Grace O’Sullivan MEP, who is one of the lead negotiators on the Packaging and Packaging Waste Regulation reform, today welcomed the proposal from Brussels:

“It wasn’t long ago we lived in a much more sustainable manner when cars, devices and appliances were all fixable either at home or in the shop. Manufacturers have increasingly pushed for more disposable and less repairable productions so they can keep selling new products, instead of repairing and guaranteeing existing ones. The right to repair and the circular economy are inseparable, and this will go hand in hand with our efforts to cut waste, emissions and bring the idea of ‘reuse’ back into our homes and daily lives just like before. 

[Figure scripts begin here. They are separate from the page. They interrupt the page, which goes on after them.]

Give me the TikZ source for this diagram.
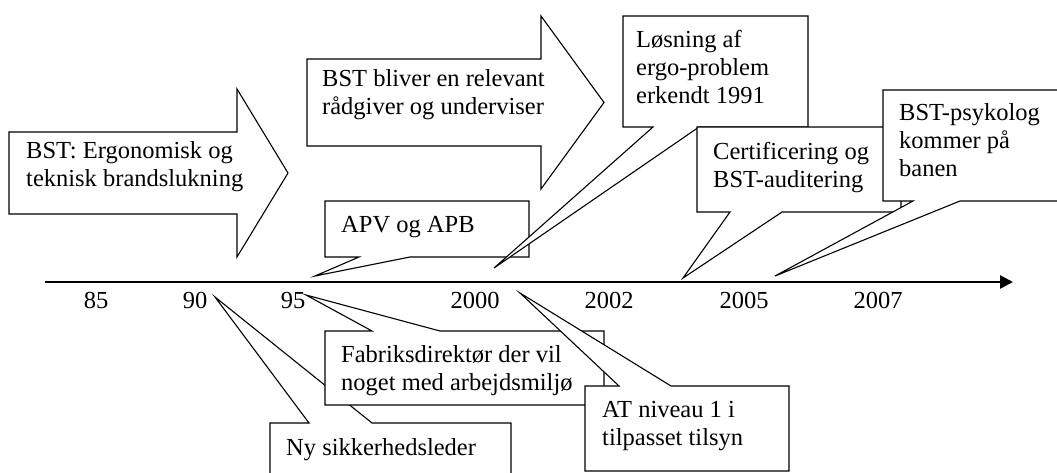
\documentclass[tikz,border=0pt]{standalone}
\usepackage{fontspec}
\setmainfont{Liberation Serif}
\usetikzlibrary{arrows.meta}
\newcommand{\bodyfont}{\fontsize{24.5}{28}\selectfont}
\tikzset{
  outline/.style={draw=black, line width=1.1pt, fill=white, line join=miter},
  % text blocks are placed by the baseline of their last line
  txt/.style={anchor=base west, inner sep=0pt, align=left, font=\bodyfont},
  yr/.style={anchor=base, inner sep=0pt, font=\bodyfont},
  axisline/.style={line width=2.6pt, -{Triangle[length=13pt,width=13pt]}}
}
\begin{document}
\begin{tikzpicture}[x=1pt, y=-1pt]
  \clip (0,0) rectangle (1057,473);
  \fill[white] (0,0) rectangle (1057,473);

  % time axis
  \coordinate (axL) at (45,282);
  \coordinate (axR) at (1013,282);
  \draw[axisline] (axL) -- (axR);
  \foreach \x/\lab in {96/85, 195/90, 293/95, 475/2000, 609/2002, 744/2005, 878/2007}
    \node[yr] (yr\lab) at (\x,308) {\lab};

  % block arrows above the axis
  \draw[outline] (9,132) -- (237,132) -- (237,89) -- (288,173) -- (237,257)
                 -- (237,214) -- (9,214) -- cycle;
  \node[txt] (ergo) at (26,186) {BST: Ergonomisk og\\teknisk brandslukning};

  \draw[outline] (307,59) -- (541,59) -- (541,16) -- (604,102.5) -- (541,189)
                 -- (541,146) -- (307,146) -- cycle;
  \node[txt] (raad) at (322,115) {BST bliver en relevant\\rådgiver og underviser};

  % callouts above the axis
  \coordinate (tApv) at (315,276);
  \draw[outline] (325,201) -- (529,201) -- (529,257) -- (410,257) -- (tApv)
                 -- (359,257) -- (325,257) -- cycle;
  \node[txt] (apv) at (341,233) {APV og APB};

  \coordinate (tLos) at (494,268);
  \draw[outline] (623,16) -- (808,16) -- (808,127) -- (699,127) -- (tLos)
                 -- (653,127) -- (623,127) -- cycle;
  \node[txt] (los) at (636,104) {Løsning af\\ergo-problem\\erkendt 1991};

  \coordinate (tCert) at (683,278);
  \draw[outline] (697,127) -- (901,127) -- (901,212) -- (782,212) -- (tCert)
                 -- (730,212) -- (697,212) -- cycle;
  \node[txt] (cert) at (713,188) {Certificering og\\BST-auditering};

  \coordinate (tPsy) at (775,276);
  \draw[outline] (883,90) -- (1070,90) -- (1070,201) -- (960,201) -- (tPsy)
                 -- (913,201) -- (883,201) -- cycle;
  \node[txt] (psy) at (899,177) {BST-psykolog\\kommer på\\banen};

  % callouts below the axis
  \coordinate (tNy) at (215,297);
  \draw[outline] (270,423) -- (309,423) -- (tNy) -- (372,423) -- (511,423)
                 -- (511,480) -- (270,480) -- cycle;
  \node[txt] (ny) at (286,455) {Ny sikkerhedsleder};

  \coordinate (tFab) at (306,295);
  \draw[outline] (325,331) -- (372,331) -- (tFab) -- (440,331) -- (604,331)
                 -- (604,405) -- (325,405) -- cycle;
  \node[txt] (fab) at (341,390) {Fabriksdirektør der vil\\noget med arbejdsmiljø};

  \coordinate (tAT) at (520,293);
  \draw[outline] (585,386) -- (619,386) -- (tAT) -- (671,386) -- (789,386)
                 -- (789,471) -- (585,471) -- cycle;
  \node[txt] (at) at (602,445) {AT niveau 1 i\\tilpasset tilsyn};
\end{tikzpicture}
\end{document}
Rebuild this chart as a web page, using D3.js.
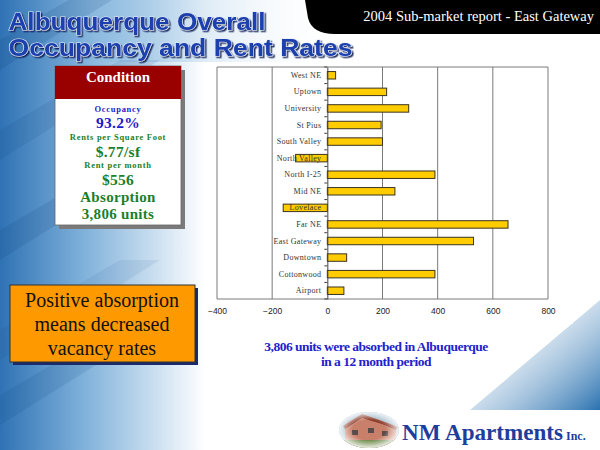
<!DOCTYPE html>
<html>
<head>
<meta charset="utf-8">
<script src="https://cdn.jsdelivr.net/npm/d3@7"></script>
<style>
  body { margin: 0; background: #fff; }
  svg { display: block; }
</style>
</head>
<body>
<svg id="slide" width="600" height="450"></svg>
<script>
// absorption by sub-market (units), top to bottom as in the chart
const submarkets = ["West NE", "Uptown", "University", "St Pius", "South Valley", "North Valley",
  "North I-25", "Mid NE", "Lovelace", "Far NE", "East Gateway", "Downtown", "Cottonwood", "Airport"];
const absorption = [30, 215, 295, 195, 200, -115, 390, 245, -160, 655, 530, 70, 390, 60];
const xTicks = [-400, -200, 0, 200, 400, 600, 800];

const titleLines = ["Albuquerque Overall", "Occupancy and Rent Rates"];
const conditionLines = [
  {t: "Occupancy", y: 112, s: 8.5, c: "#2222c8"},
  {t: "93.2%", y: 128, s: 15.5, c: "#1c1cc8"},
  {t: "Rents per Square Foot", y: 140, s: 8.5, c: "#1b7f2a"},
  {t: "$.77/sf", y: 157, s: 15.5, c: "#1b7f2a"},
  {t: "Rent per month", y: 168, s: 8.5, c: "#1b7f2a"},
  {t: "$556", y: 185, s: 15.5, c: "#1b7f2a"},
  {t: "Absorption", y: 202, s: 15, c: "#1b7f2a"},
  {t: "3,806 units", y: 219, s: 15, c: "#1b7f2a"}
];
const noteLines = ["Positive absorption", "means decreased", "vacancy rates"];
const captionLines = ["3,806 units were absorbed in Albuquerque", "in a 12 month period"];

const svg = d3.select("#slide");
const defs = svg.append("defs");

// ---- background ----
let g1 = defs.append("linearGradient").attr("id", "leftBlue")
  .attr("x1", 0).attr("x2", 1).attr("y1", 0).attr("y2", 0);
g1.append("stop").attr("offset", 0).attr("stop-color", "#2f72b4");
g1.append("stop").attr("offset", 0.4).attr("stop-color", "#7eb0da");
g1.append("stop").attr("offset", 1).attr("stop-color", "#ffffff");

let g2 = defs.append("linearGradient").attr("id", "topBlue")
  .attr("x1", 0).attr("x2", 1).attr("y1", 0).attr("y2", 0);
g2.append("stop").attr("offset", 0).attr("stop-color", "#8dbbe0").attr("stop-opacity", 0.9);
g2.append("stop").attr("offset", 1).attr("stop-color", "#ffffff").attr("stop-opacity", 0);

let g3 = defs.append("linearGradient").attr("id", "cornerBlue")
  .attr("x1", 0).attr("x2", 1).attr("y1", 0).attr("y2", 1);
g3.append("stop").attr("offset", 0).attr("stop-color", "#ffffff").attr("stop-opacity", 0);
g3.append("stop").attr("offset", 1).attr("stop-color", "#2a72b0");

let shadow = defs.append("filter").attr("id", "titleShadow")
  .attr("x", -0.05).attr("y", -0.2).attr("width", 1.1).attr("height", 1.5);
shadow.append("feDropShadow").attr("dx", 1.5).attr("dy", 1.5).attr("stdDeviation", 0.4)
  .attr("flood-color", "#0a1f5a").attr("flood-opacity", 0.9);

svg.append("rect").attr("width", 600).attr("height", 450).attr("fill", "#fff");
svg.append("rect").attr("width", 205).attr("height", 450).attr("fill", "url(#leftBlue)");
svg.append("rect").attr("x", 100).attr("width", 240).attr("height", 62).attr("fill", "url(#topBlue)");

// diagonal streaks on the left side
const streaks = [[0, 40, 0.14], [0, 130, 0.1], [0, 230, 0.14], [0, 330, 0.08], [0, 395, 0.12]];
svg.append("g").selectAll("path").data(streaks).join("path")
  .attr("d", d => `M${d[0]},${d[1]} L120,${d[1] - 70} L160,${d[1] - 70} L0,${d[1] + 30} Z`)
  .attr("fill", "#0b3f7a").attr("opacity", d => d[2]);

// bottom right corner
svg.append("path")
  .attr("d", "M470,410 L600,300 L600,410 Z")
  .attr("fill", "url(#cornerBlue)");

// white backdrop for the chart
svg.append("rect").attr("x", 203).attr("y", 62).attr("width", 370).attr("height", 262).attr("fill", "#fff");

// ---- top-right black tab ----
svg.append("path")
  .attr("d", "M305,0 L600,0 L600,34 L335,34 Q312,34 308,18 Z")
  .attr("fill", "#000");
svg.append("text").attr("x", 594).attr("y", 21).attr("text-anchor", "end")
  .attr("font-family", "Liberation Serif, serif").attr("font-size", 14.5).attr("fill", "#fff")
  .text("2004 Sub-market report - East Gateway");

// ---- title ----
const title = svg.append("g").attr("font-family", "Liberation Sans, Arial, sans-serif")
  .attr("font-weight", "bold").attr("font-size", 23).attr("filter", "url(#titleShadow)");
[[0, 30, 257], [1, 56, 344]].forEach(([i, ty, w]) => {
  title.append("text").attr("x", 8.5).attr("y", ty).attr("textLength", w)
    .attr("lengthAdjust", "spacingAndGlyphs").attr("fill", "#1d3fae")
    .attr("stroke", "#dfe8f5").attr("stroke-width", 1.2).attr("paint-order", "stroke")
    .text(titleLines[i]);
});

// ---- condition box ----
svg.append("rect").attr("x", 59).attr("y", 70).attr("width", 126).attr("height", 159).attr("fill", "#7a7a7a");
svg.append("rect").attr("x", 55).attr("y", 66).attr("width", 126).attr("height", 159)
  .attr("fill", "#fff").attr("stroke", "#666").attr("stroke-width", 0.8);
svg.append("rect").attr("x", 55).attr("y", 66).attr("width", 126).attr("height", 33).attr("fill", "#990000");
svg.append("text").attr("x", 118).attr("y", 82).attr("text-anchor", "middle")
  .attr("font-family", "Liberation Serif, serif").attr("font-weight", "bold").attr("font-size", 15)
  .attr("fill", "#fff").text("Condition");
svg.append("g").selectAll("text").data(conditionLines).join("text")
  .attr("x", 118).attr("y", d => d.y).attr("text-anchor", "middle")
  .attr("font-family", "Liberation Serif, serif").attr("font-weight", "bold")
  .attr("font-size", d => d.s).attr("fill", d => d.c)
  .attr("letter-spacing", d => d.s < 10 ? 0.7 : 0.3)
  .text(d => d.t);

// ---- orange note ----
svg.append("rect").attr("x", 13).attr("y", 288).attr("width", 185).attr("height", 77).attr("fill", "#1a2a6a");
svg.append("rect").attr("x", 10).attr("y", 285).attr("width", 185).attr("height", 77)
  .attr("fill", "#ff9900").attr("stroke", "#333").attr("stroke-width", 1);
svg.append("g").selectAll("text").data(noteLines).join("text")
  .attr("x", 102).attr("y", (d, i) => 307 + i * 24).attr("text-anchor", "middle")
  .attr("font-family", "Liberation Serif, serif").attr("font-size", 20).attr("fill", "#111")
  .text(d => d);

// ---- bar chart ----
const plotTop = 67, plotBottom = 299;
const x = d3.scaleLinear().domain([-400, 800]).range([217, 548]);
const y = d3.scaleBand().domain(submarkets).range([plotTop, plotBottom]).paddingInner(0.55).paddingOuter(0.275);

// grid lines and frame
svg.append("g").selectAll("line").data(xTicks.filter(v => v !== 0)).join("line")
  .attr("x1", d => x(d)).attr("x2", d => x(d)).attr("y1", plotTop).attr("y2", plotBottom)
  .attr("stroke", "#7a7a7a").attr("stroke-width", 1);
svg.append("line").attr("x1", x(-400)).attr("x2", x(800)).attr("y1", plotTop).attr("y2", plotTop)
  .attr("stroke", "#7a7a7a");
svg.append("line").attr("x1", x(-400)).attr("x2", x(800)).attr("y1", plotBottom).attr("y2", plotBottom)
  .attr("stroke", "#7a7a7a");

// bars
svg.append("g").selectAll("rect").data(absorption).join("rect")
  .attr("x", d => x(Math.min(0, d)))
  .attr("y", (d, i) => y(submarkets[i]))
  .attr("width", d => Math.abs(x(d) - x(0)))
  .attr("height", y.bandwidth())
  .attr("fill", "#ffcc00").attr("stroke", "#3a3320").attr("stroke-width", 1);

// category axis at zero
const yAxis = d3.axisLeft(y).tickSize(0).tickPadding(6).tickFormat(d => d);
const ya = svg.append("g").attr("transform", `translate(${x(0)},0)`).call(yAxis);
ya.select(".domain").attr("stroke", "#444");
ya.selectAll("text").attr("font-family", "Liberation Serif, serif").attr("font-size", 8)
  .attr("letter-spacing", 0.3).attr("fill", "#333");
// small tick marks between categories
const bounds = d3.range(submarkets.length + 1).map(i => plotTop + i * y.step());
ya.selectAll("line.sep").data(bounds).join("line").attr("class", "sep")
  .attr("x1", -3).attr("x2", 0).attr("y1", d => d).attr("y2", d => d).attr("stroke", "#444");

// value axis
const xAxis = d3.axisBottom(x).tickValues(xTicks).tickSize(0).tickPadding(9);
const xa = svg.append("g").attr("transform", `translate(0,${plotBottom})`).call(xAxis);
xa.select(".domain").remove();
xa.selectAll("text").attr("font-family", "Liberation Sans, Arial, sans-serif")
  .attr("font-size", 8.5).attr("fill", "#222");

// caption
svg.append("g").selectAll("text").data(captionLines).join("text")
  .attr("x", 376).attr("y", (d, i) => 351 + i * 15).attr("text-anchor", "middle")
  .attr("font-family", "Liberation Serif, serif").attr("font-weight", "bold").attr("font-size", 13.5)
  .attr("letter-spacing", -0.5).attr("fill", "#2222cc")
  .text(d => d);

// ---- logo ----
const photo = svg.append("g");
let pg = defs.append("radialGradient").attr("id", "photoFade");
pg.append("stop").attr("offset", 0.55).attr("stop-color", "#fff").attr("stop-opacity", 0);
pg.append("stop").attr("offset", 1).attr("stop-color", "#fff").attr("stop-opacity", 0.85);
defs.append("clipPath").attr("id", "oval").append("ellipse")
  .attr("cx", 369).attr("cy", 430).attr("rx", 30).attr("ry", 18);
const ph = photo.append("g").attr("clip-path", "url(#oval)");
ph.append("rect").attr("x", 338).attr("y", 411).attr("width", 62).attr("height", 38).attr("fill", "#9bb6c8");
ph.append("path").attr("d", "M345,424 L362,414 L380,420 L396,426 L396,449 L345,449 Z").attr("fill", "#c9806a");
ph.append("path").attr("d", "M343,426 L362,414 L382,421 L398,427 L396,430 L382,424 L362,418 L345,429 Z").attr("fill", "#8a3a2a");
ph.append("rect").attr("x", 352).attr("y", 430).attr("width", 6).attr("height", 5).attr("fill", "#5a4a4a");
ph.append("rect").attr("x", 368).attr("y", 428).attr("width", 6).attr("height", 5).attr("fill", "#5a4a4a");
ph.append("rect").attr("x", 382).attr("y", 431).attr("width", 6).attr("height", 5).attr("fill", "#5a4a4a");
ph.append("rect").attr("x", 338).attr("y", 440).attr("width", 62).attr("height", 10).attr("fill", "#6f8a4a");
photo.append("ellipse").attr("cx", 369).attr("cy", 430).attr("rx", 30).attr("ry", 18).attr("fill", "url(#photoFade)");

svg.append("text").attr("x", 402).attr("y", 440).attr("textLength", 161).attr("lengthAdjust", "spacingAndGlyphs")
  .attr("font-family", "Liberation Serif, serif").attr("font-weight", "bold").attr("font-size", 23)
  .attr("fill", "#1f3d9c").text("NM Apartments");
svg.append("text").attr("x", 566).attr("y", 440)
  .attr("font-family", "Liberation Serif, serif").attr("font-weight", "bold").attr("font-size", 12)
  .attr("fill", "#1f3d9c").text("Inc.");
</script>
</body>
</html>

We are now calling for a repair labelling index with clear information on service life and repair possibilities. Spare parts and instructions must also be easily accessible and affordable to independent repairers and citizens so that corporate giants like Apple no longer dictate the rules for repair.”

The Right to Repair proposal will ensure that more products are repaired within the legal guarantee, and that consumers have easier and cheaper options to repair products that are technically repairable (such as vacuum cleaners, or soon, tablets and smartphones) when the legal guarantee has expired or when the good is not functional anymore as a result of wear and tear. The proposal will now have to go before the other EU institutions for negotiations before coming into force.